Saliente-se que o modelo constitucional brasileiro não segue uma censurável e autoritária supremacia judicial. Nossa supremacia é constitucional. Nela, os poderes devem ser independentes e harmônicos, e todos contribuem para revelar o sentido da Constituição, por meio de diálogos constitucionais e institucionais. A população também participa desses diálogos diretamente de variadas maneiras.
Esses fenômeno dialógico ocorre de diferentes modos: a reação da população a decisões judiciais, a crítica intelectual qualificada, a pressão sobre o Parlamento para que legisle sobre um tema revertendo uma decisão do STF (por exemplo, como no famoso caso da vaquejada), os mecanismos clássicos de freios e contrapesos entre os poderes etc.

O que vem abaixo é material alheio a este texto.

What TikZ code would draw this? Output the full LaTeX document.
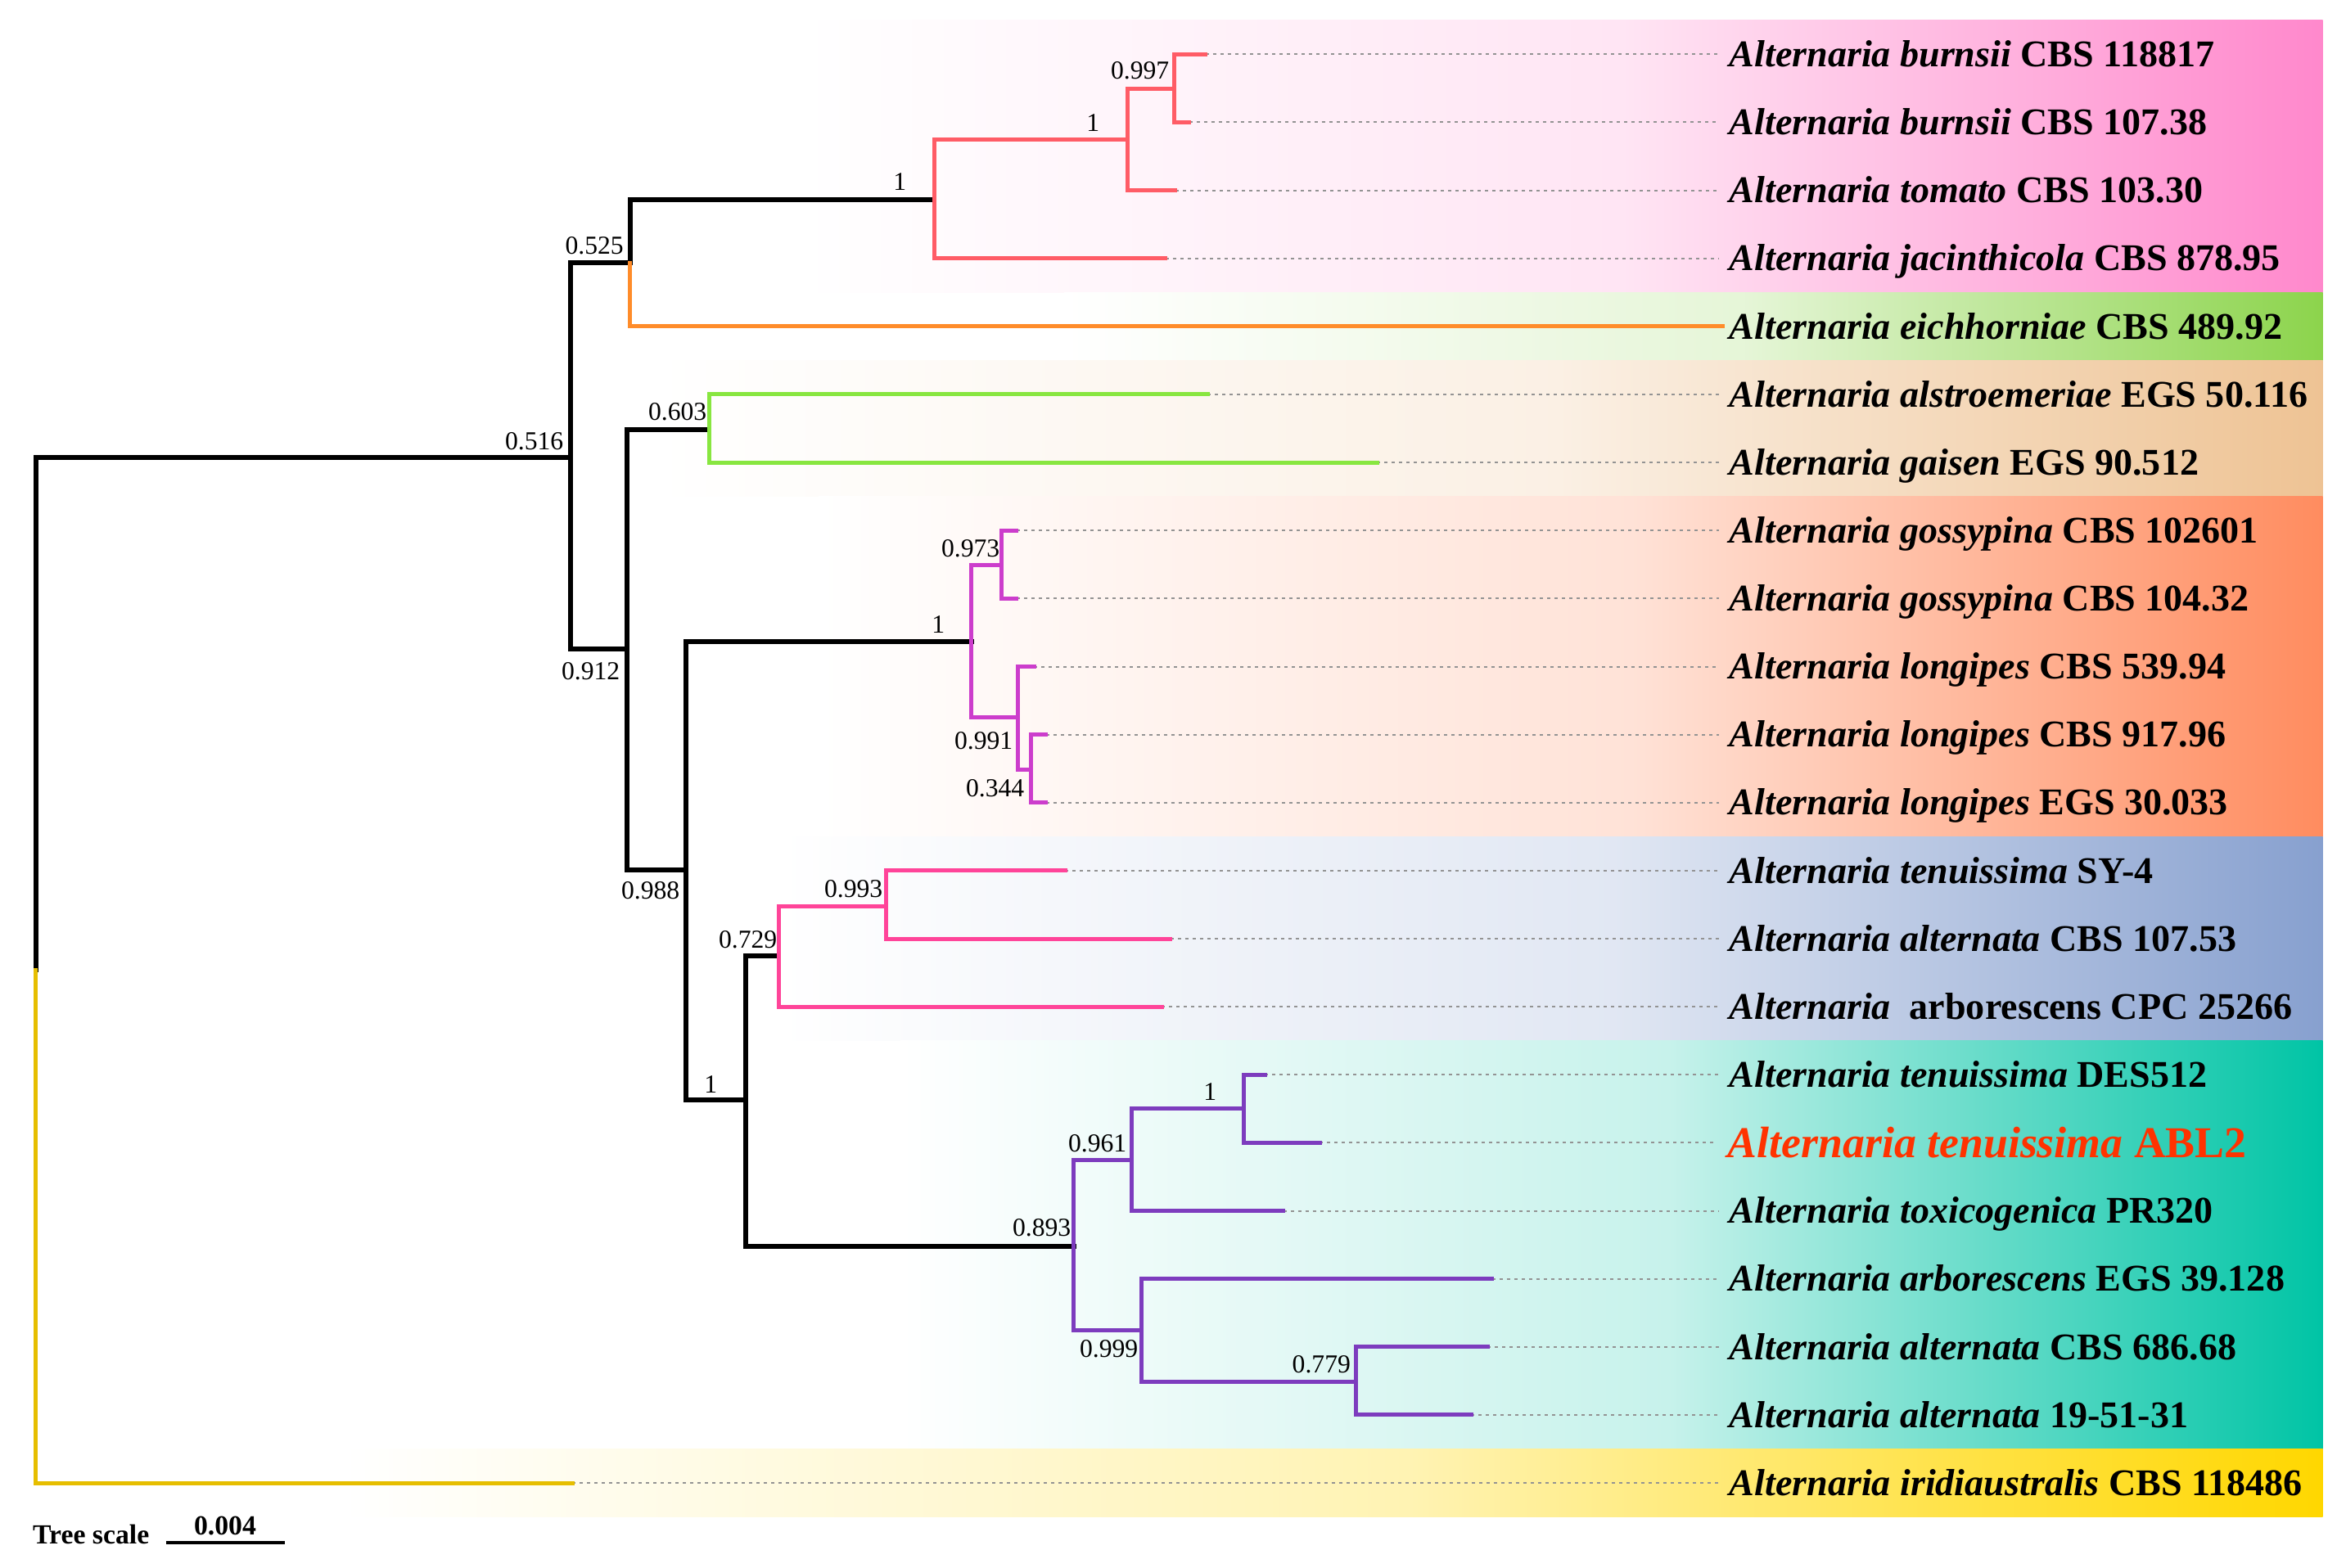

É importante que o leitor esteja, portanto, sempre atento a mensagens que buscam - ainda que de modo sub-reptício - inocular ideias equivocadas acerca de nosso constitucionalismo. Lembro aqui as palavras com que, há cerca de dez anos, encerrava sua palestra o jurista espanhol Juan Garcia Amado, catedrático de Filosofia do Direito da Universidad de León:
É preciso voltar à política. E se para fazê-lo for necessário jogar ao rio ou lançar ao mar meia dúzia de magistrados ativistas ou professores neoconstitucionalistas, é o que devemos fazer. Pois é isso que se espera de quem preza verdadeiramente pela democracia: defendê-la de seus inimigos.